The religious philosopher John Toland was born in Ardagh on the Inishowen Peninsula in northwestern Ireland on November 30, 1670.


Having formally converted from Catholicism to Protestantism at the age of 16, Toland adopted a liberal point of view influenced by the philosophy of John Locke. He was the first person called a freethinker (by Bishop Berkeley) 

John Toland was one of the pioneers of the deist movement, the predominant philosophy of the Anglican Church in the late 17th and pre Wesley 18th century. 

Toland's first book Christianity not Mysterious published in 1696 was also his best known tome. In his controversial work, Toland argued that God is a rational being and that the Christian mysteries are the result of clerical manipulations. Such was the public outcry in Ireland that he is forced to flee to England

Wikipedia

He went on to write over a hundred books in various topics but mostly dedicated to criticizing ecclesiastical institutions.

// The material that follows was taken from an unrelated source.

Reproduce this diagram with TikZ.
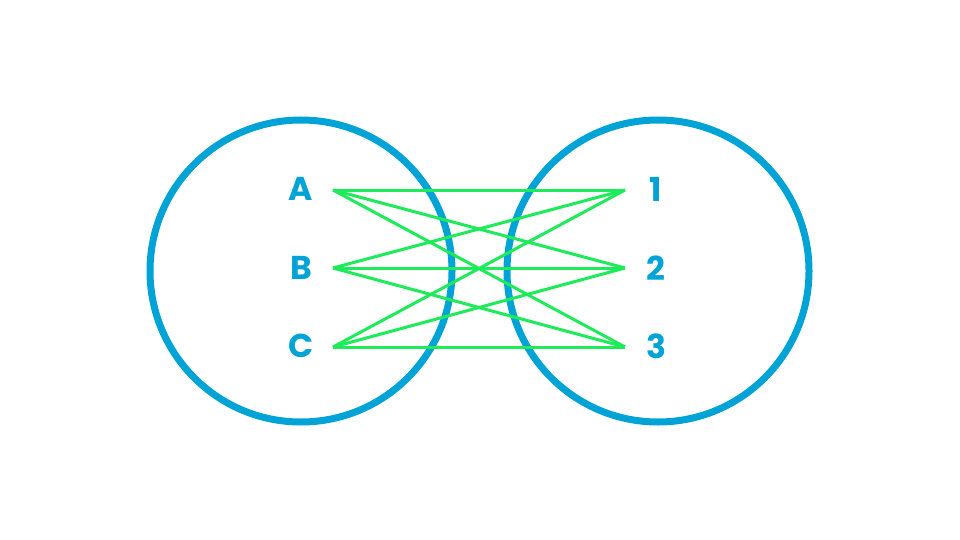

Toland was interested in the ancient pagan religion of the Druids and was in particular fascinated by the four thousand-year-old stone circles and other monuments, which he believed was built by them. In September 1717 Toland held the first known Druid revival ceremony at Primrose Hill, in London, at the Autumnal Equinox, to found the Mother Grove, what is later to become the Ancient Order of Druids (AOD). He was elected as the first Chief of the Mother Grove. 

Toland died aged 51 in Putney, London on March 11, 1722.